The New York City Journals, Part VI: It's Not a Habit; It's Cool; I Feel Alive
We've lived in bars, danced on tables, and collected grudges like antique dolls in a curio cabinet until each one came to life and haunted us to death
The word “addiction" comes from the Latin word "addicere", which means enslaved by or bound to.
Remember Gollum's unhealthy obsession with the ring? It read like a motorized compulsion—a soul-sucking, til-death-do-us-part love affair hijacking the mind, governing the hand. You know the story; there's no need to name it. And it's not a tale of reckless subconsciousness, unrealized dreams, or memoir besmirch.
I mention the best-selling and widely acclaimed Middle-earth tale because, interestingly, the actor who played Gollum in the film adaptation modeled his relationship with the ring on the concept of addiction.
Aptly known, One Ring—a fictional symbol of overwhelming control has a powerful, real-world parallel.
Controlled chaos. Mass hysteria. Collective consciousness.
If we are all one, we are working on a chain gang.


You should know that, amongst motherhood, a creeping economic recession, occasional outrage, apathetic ADHD, and the constant conscious choosing of water over vodka to wash it all down, I study, hypothesize, theorize, and dissect the human experience en masse, and ad nauseam.
Then, I write about it—likely for only my palate, semantically speaking. Intentionally, I address an audience of one. I behave selfishly like this. But I see you, dear reader, and I'm sincerely grateful you are here. Half my life I spent selfishly like that—guarded, cold, conniving, callous, and cruel for sport, survival, social status.
Nowadays, in waxing neurophilosophy, spotlighting my sins, and spitting prose—a self-proclaimed servant of truth—the inherent empathy and gentle intuition which I hid beneath layers of leather, tattoos, and temper tantrums sparkles bright like a fucking jeweled tiara.
Of my inner monologue's plethora of mantras and mania, I have a favorite line: Addiction trumps logic every time. Well, I did until today, anyway, when I repeated it for the thousandth time to my father during a conversation, and he reminded me of an even bigger, more significant L word defenseless against addictive behavior: LOVE.
Twenty years removed from penning pain on the death den diary pages before you, I am confident of one thing for sure: I am not an addict—never was.
Nope, you're not one, and neither is your neighborhood pothead or pill-popping relative on that side of the family. I will get flack for this statement; hear me out, anyway.
To paraphrase Dr. Gabor Mate (my #1 truth plug these days), we are not addicts but rather human beings in so much pain—whether mentally, emotionally, spiritually, or otherwise—that engaging in an activity often clearly adversely consequential and even fatal, seems a viable relief from such despair and existential misery, although only temporary reprieving.
Addiction, like the One Ring, drives people to act against their values and instincts, fostering isolation and damaging relationships.
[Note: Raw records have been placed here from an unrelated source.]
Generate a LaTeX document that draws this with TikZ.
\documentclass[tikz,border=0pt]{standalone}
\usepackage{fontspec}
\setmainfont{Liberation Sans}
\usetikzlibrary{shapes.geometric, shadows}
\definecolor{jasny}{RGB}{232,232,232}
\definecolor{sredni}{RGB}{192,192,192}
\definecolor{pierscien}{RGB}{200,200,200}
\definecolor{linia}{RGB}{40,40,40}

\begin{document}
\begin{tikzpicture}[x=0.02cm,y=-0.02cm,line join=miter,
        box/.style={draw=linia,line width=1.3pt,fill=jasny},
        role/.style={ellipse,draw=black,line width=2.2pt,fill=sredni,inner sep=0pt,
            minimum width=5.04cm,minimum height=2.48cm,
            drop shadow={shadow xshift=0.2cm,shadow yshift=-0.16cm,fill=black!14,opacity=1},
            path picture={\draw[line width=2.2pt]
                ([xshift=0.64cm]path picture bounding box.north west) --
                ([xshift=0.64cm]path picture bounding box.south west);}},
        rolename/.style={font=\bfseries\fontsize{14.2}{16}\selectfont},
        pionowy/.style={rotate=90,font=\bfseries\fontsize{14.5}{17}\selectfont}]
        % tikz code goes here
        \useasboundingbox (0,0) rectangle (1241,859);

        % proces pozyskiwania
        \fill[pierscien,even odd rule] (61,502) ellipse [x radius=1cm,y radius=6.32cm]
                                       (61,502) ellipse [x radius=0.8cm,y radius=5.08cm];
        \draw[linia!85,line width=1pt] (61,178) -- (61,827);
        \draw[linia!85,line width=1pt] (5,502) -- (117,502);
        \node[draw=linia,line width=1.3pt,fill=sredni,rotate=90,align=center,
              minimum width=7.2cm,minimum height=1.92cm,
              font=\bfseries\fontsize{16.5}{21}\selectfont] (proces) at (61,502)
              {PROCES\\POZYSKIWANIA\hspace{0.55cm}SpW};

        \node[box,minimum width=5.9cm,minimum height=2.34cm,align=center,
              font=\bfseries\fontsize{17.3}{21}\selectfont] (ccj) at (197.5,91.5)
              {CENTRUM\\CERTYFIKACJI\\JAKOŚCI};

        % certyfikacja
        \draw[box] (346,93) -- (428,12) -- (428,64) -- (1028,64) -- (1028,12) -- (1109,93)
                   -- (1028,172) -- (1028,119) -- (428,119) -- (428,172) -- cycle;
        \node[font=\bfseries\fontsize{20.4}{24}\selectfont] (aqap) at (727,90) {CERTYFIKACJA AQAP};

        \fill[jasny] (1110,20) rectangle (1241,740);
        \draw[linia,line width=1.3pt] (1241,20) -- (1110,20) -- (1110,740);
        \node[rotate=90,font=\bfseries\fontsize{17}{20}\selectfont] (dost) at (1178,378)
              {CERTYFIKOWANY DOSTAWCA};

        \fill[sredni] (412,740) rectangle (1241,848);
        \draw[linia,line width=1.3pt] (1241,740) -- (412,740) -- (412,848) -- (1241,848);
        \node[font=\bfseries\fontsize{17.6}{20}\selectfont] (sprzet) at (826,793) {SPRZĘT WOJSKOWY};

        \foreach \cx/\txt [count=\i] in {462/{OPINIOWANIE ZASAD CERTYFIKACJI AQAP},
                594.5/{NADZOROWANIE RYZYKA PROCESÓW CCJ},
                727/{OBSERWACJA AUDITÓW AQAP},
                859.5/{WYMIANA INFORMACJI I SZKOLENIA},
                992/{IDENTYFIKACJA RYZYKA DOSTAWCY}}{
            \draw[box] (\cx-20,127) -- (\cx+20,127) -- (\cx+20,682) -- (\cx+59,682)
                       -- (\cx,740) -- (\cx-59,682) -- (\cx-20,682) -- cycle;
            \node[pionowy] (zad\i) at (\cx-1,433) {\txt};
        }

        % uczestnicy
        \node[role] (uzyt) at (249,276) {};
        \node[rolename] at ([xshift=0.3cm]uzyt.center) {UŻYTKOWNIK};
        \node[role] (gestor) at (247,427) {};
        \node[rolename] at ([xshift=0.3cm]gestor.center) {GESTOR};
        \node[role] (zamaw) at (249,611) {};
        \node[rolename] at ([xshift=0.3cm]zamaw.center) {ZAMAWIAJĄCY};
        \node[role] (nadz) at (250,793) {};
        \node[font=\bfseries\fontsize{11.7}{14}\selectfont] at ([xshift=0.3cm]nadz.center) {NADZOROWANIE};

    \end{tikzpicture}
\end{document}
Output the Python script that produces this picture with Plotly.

But you, I, he, she, they, them—we are not that.
We, hedonistic homo sapiens, are channels—love, hope, peace, ingenuity, kindness, sympathy, fortitude, wisdom, and safety.
Some folks will not accept as truth that sometimes human instruments play in a key that breaks our hearts–probably a D minor–when we want an upbeat dance anthem. Channeling love, empathy, and connection is to reveal mountains that need moving, messiness that won't wait until morning, and hard things that will not turn soft with time.
Watch for those who rub your stubborn selfishness the wrong way; they are your teachers. Perhaps they are mirrors, too. If you're lucky, they're multipliers.
I'm drinking someone elses liquor.
I don’t know what it is....
I could die. I want to cry.
Is it the city or is it me?
I don’t stop because I don’t want to,
or I don’t have the courage.
But I have the power.
My mind races. I’m lost.
I’m not happy, nor am I sad.
I’m uncertain. I’m young and I'm lost.
I want what I don’t have. I have what I don’t need.
I used to be so different, so pure, so real.
But I am immune to my feelings, and I don’t know what I feel.
Whatever your unhealthy attachment, vice, bailiwick, or bad habit, it does not define you unless you allow it, of course. Please exist as more than a diary of diagnosis after diatribe, dysfunction after dilemma after deathwish. Design your destiny and dance like this is all a dream, dammit.
Within the field of consciousness that contains our conscious awareness of existing and continuing sense of personal identity, an ego exists—sprawling, like a mycelial network, often called the World Wide Web, proliferating between our feet right this moment.
Inflated ego, all cavalier and cunning, rolls with saboteur cronies—resistance and resentment. Invite those bastards in, and poof! Suddenly, one understands the law of averages they referenced when they told you that you are the sum of your five closest cohorts.
I still don’t know exactly who they are.
But…
Identity, energy, attitude, idiosyncrasy: You write this script.
So who the fuck are you?
I'm Ashley, and I am a spirit having a human experience.